The Scottish Index of Multiple Deprivation (SIMD) named Ferguslie Park in Paisley as the most deprived area and Lower Whitecraigs and South Giffnock as the least. It assessed income, jobs, health, education, housing, crime and access to services in each area to determine the ranking.

The two suburbs are just eight miles apart, but the findings highlighted just how big the poverty divide can be for neighbouring estates across Scotland.

The report also hinted at an east/west split. Glasgow had seven of the top 10 most deprived areas and 56 of the top 100, while Edinburgh had five of the top 10 least deprived areas.

The findings were announced days after a study by business consultancy EY found wide variations in youth unemployment rates throughout Scotland. While the Scottish average is 14.3 per cent, regional areas varied from eight per cent in the Highlands to 19.4 per cent in Dundee.

The SIMD indicated that over a third of areas in Dundee were among the most deprived 20 per cent in the country which suggests there might be a close correlation between employment figures and deprivation for each area.

But does this truly paint an accurate picture of Scotland? For one, I noticed the outrage of North Ayrshire officials after being placed at the lower end of the scale. The county is a relatively affluent one in many areas, so I sympathise with their reaction – data doesn’t necessarily tell the whole story.

The SIMD is of course a useful tool for identifying areas which could potentially benefit from council investment and support from charities – helping local authorities allocate services and funds to areas that really need them.

I just hope the findings don’t discourage businesses from investing in areas highlighted on the deprived list.

Conversely, it also doesn’t help to highlight those living in poverty in areas considered least deprived.

It has been reported that the SIMD findings prove there has been no change in Scotland’s wealth map over the past four years, with Ferguslie Park receiving the title of most deprived for the second consecutive time.

But if you take a closer look at Paisley and Renfrewshire in general, it certainly isn’t doom and gloom. In fact, there’s plenty to celebrate.

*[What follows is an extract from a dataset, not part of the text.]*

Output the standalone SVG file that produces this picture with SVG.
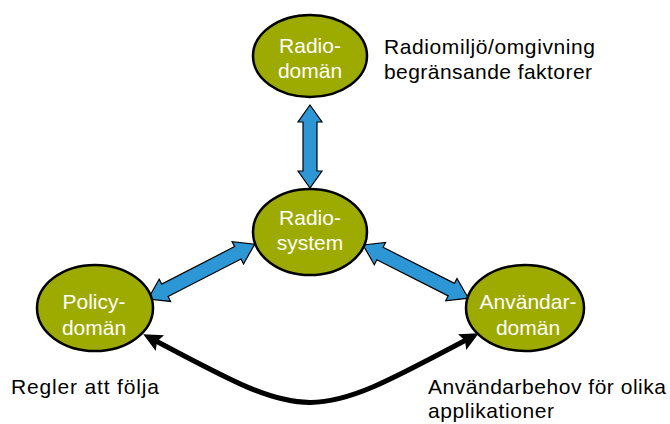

Leader of Renfrewshire Council, Mark Macmillan recently revealed that in the last three-and-a-half years, 1,112 new companies have been set up with the help of the Business Gateway across Renfrewshire. The area has also seen unemployment fall by 43 per cent in the past six years.

The local council also unveiled plans to invest £34 million in affordable housing over the next five years with three sites in Paisley earmarked for the scheme.

And just a matter of weeks ago, a number of landmarks across the West of Scotland were lit up in support of its bid to become UK City of Culture in 2021. Iconic buildings showing their support included The SSE Hydro and Titan Crane.

Surely this demonstrates that the area is in fact benefiting from investment and business growth and not in a state of neglect as the SIMD suggests?

Residents of Ferguslie Park are horrified at the label and have claimed the status doesn’t reflect the fantastic community spirit of the neighbourhood.

Unfortunately, every four years when the report is published, one area of Scotland will be tagged as most deprived – no matter how much is invested across the country.


But labels are just that – they are something transitory and superficial, and don’t define an entire area.